B. Assurance‑vie: critères de disproportion et rejet de la donation indirecte
S’agissant des primes, la cour se réfère au contrôle de proportionnalité attaché à l’article L. 132‑13 du code des assurances. Elle précise que « Une jurisprudence constante retient principalement comme critères, pour évaluer ce caractère excessif, l’importance du montant des primes versées au regard de la situation financière du souscripteur, au moment du versement et l’utilité de ces primes au vu de la situation personnelle du souscripteur ». L’espèce révèle un versement significatif, consécutif à une vente immobilière, opéré à un âge avancé, avec des retraits importants sur plusieurs années. L’élément utile ici tient à l’usage de l’assurance‑vie comme support d’épargne à rendement supérieur, la cour notant expressément: « Cette épargne présentait donc pour la défunte une utilité certaine ». Faute d’éléments complets sur l’historique des primes, et au regard d’un patrimoine suffisant pour couvrir les besoins, la disproportion manifeste n’est pas établie.
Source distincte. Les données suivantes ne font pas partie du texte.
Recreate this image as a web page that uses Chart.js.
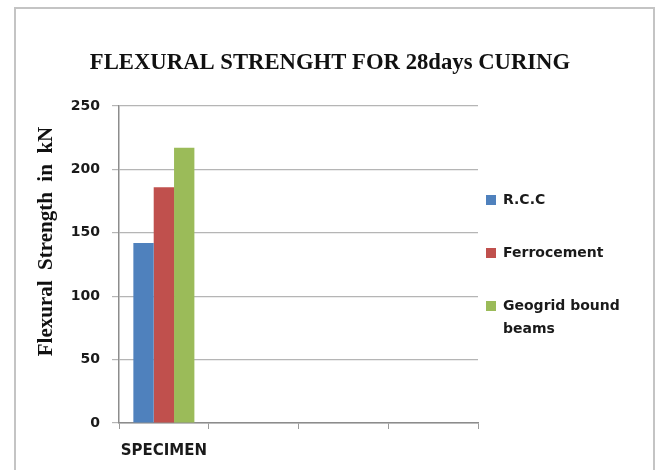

La requalification en donation indirecte suppose un dépouillement irrévocable, révélateur d’une intention libérale distincte; l’espèce, marquée par des retraits répétés et éloignés de la date du décès, ne la révèle pas. La conclusion s’ensuit naturellement: « Dès lors, sa demande subsidiaire sera également rejetée et le jugement confirmé sur ce point ». La demande indemnitaire se heurte enfin à l’absence de faute; la cour relève que « l’appelante succombant en toutes ses prétentions, elle ne démontre aucune faute de l’intimé de nature à lui avoir causé un quelconque préjudice ». L’économie générale de l’arrêt se referme par la confirmation du jugement et l’allocation de frais au titre de l’article 700, conformément à l’issue du litige.